Lec 03 Loss Functions and Optimization

阅读信息

478 词 3 分钟本页总访问量加载中...

Loss Function: SVM Loss

For the N training samples \((x_i, y_i)\), define the per-sample loss \(L_i\) and the total loss as the average

\[L = \frac{1}{N} \sum_i L_i(f(x_i, W), y_i)\]

Our goal is to minimize this L.

SVM loss: each class gets a score. The correct class score should be higher than all others by at least a margin; outside the margin the loss is zero, inside the margin the loss grows with the violation.

E.g., with a margin of 1 (\(s\) denotes the vector of scores):

\[L_i = \displaystyle \sum_{j \neq y_i} \begin{cases} 0, & s_{y_i} \ge s_j + 1 \\ s_j - s_{y_i} + 1, & \text{otherwise} \end{cases}\]

Early in training， scores are near 0, so loss is roughly (#classes - 1). The minimum loss is 0; if a \(W\) achieves zero loss then any scaled version like \(2W\) also does.

We do not only care about fitting training labels; we want good test performance. A model that fits train data too aggressively may generalize poorly. Therefore we add a regularization term \(\lambda R(W)\) to the loss to trade off margin against model simplicity so that \(W\) does not become arbitrarily complex.

Common regularizers:

L2: \(R(W) = \sum_k \sum_l W_{k,l}^2\)
L1: \(R(W) = \sum_k \sum_l |W_{k,l}|\)
Elastic net (L1 + L2): \(R(W) = \sum_k \sum_l \left(\beta W_{k,l}^2 + |W_{k,l}|\right)\)
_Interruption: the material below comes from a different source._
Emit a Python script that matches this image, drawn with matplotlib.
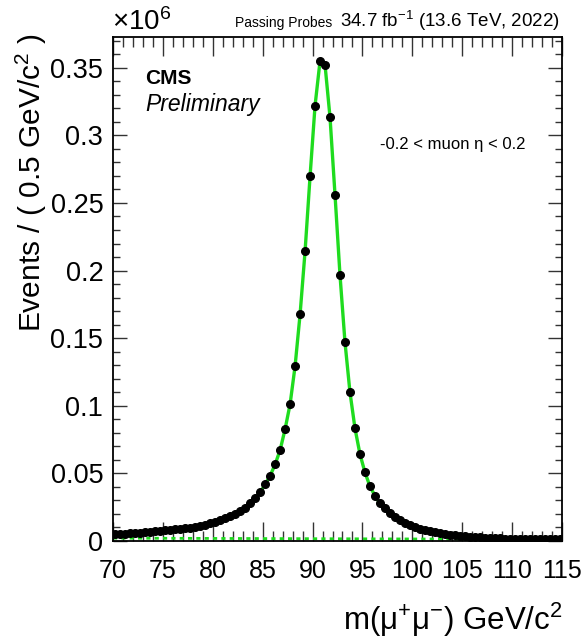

Loss Function: Softmax Loss

This is the loss for the Softmax classifier (multinomial logistic regression). In SVM we only enforce that the correct class out-scores others by a margin. In Softmax, scores are mapped to class probabilities.

Definition of probability:

\[P(Y = k \mid X = x_i) = \frac{e^{s_k}}{\sum_j e^{s_j}}\]

Where \(s = f(x_i; W)\) and exponentiation makes every entry positive.
We want the probability of the correct class to be high; the loss is the negative log-likelihood:

\[L_i = -\log P(Y = y_i \mid X = x_i)\]

Exponentiated scores define a distribution; minimizing the loss maximizes the probability of the correct class.

SVM loss only pushes the correct score above others by the margin; Softmax loss not only wants it higher but as high as possible.
In practice, Softmax often works better.

Finding W via Gradient Descent

Different \(W\) give different loss; optimization searches for \(W\) that minimizes loss.

Gradient of \(f\): \(\nabla f = \left(\frac{\partial f}{\partial x}, \frac{\partial f}{\partial y}, \frac{\partial f}{\partial z}\right)\).
Gradient descent moves against the gradient of the loss with respect to \(W\) to approach a minimum.
To get the gradient numerically, add a small \(h\) to each element of \(W\), measure the change in loss, and approximate \(\mathrm{d}W\); this is numerical gradient checking. Writing the exact derivative formula is the analytic gradient.

Gradient descent pseudocode:

Python
while True:
    weights_grad = evaluate_gradient(loss_fun, data, weights)
    weights += -step_size * weights_grad

Stochastic Gradient Descent (SGD): computing the full loss gradient can be expensive; when loss is an average we can approximate its gradient using only part of the data.

\[\nabla_W L(W) = \frac{1}{N} \sum_{i=1}^N \nabla_W L_i(x_i, y_i, W) + \lambda \nabla_W R(W)\]

Vanilla minibatch gradient descent: instead of all data, randomly pick a small set (e.g., 256 samples) as a minibatch to estimate the gradient.

Feature Extraction for Image Matching

In practice, raw pixels vary a lot; we often extract features before matching.
If two images contain the same object but at different positions, a linear classifier on raw pixels fails because translation moves the pattern across the grid.
Better features include color histograms and Histogram of Oriented Gradients (HoG).
Another approach: sample patches to build a codebook (visual words); for a new image, encode patches by the nearest codebook words and pool those counts into features.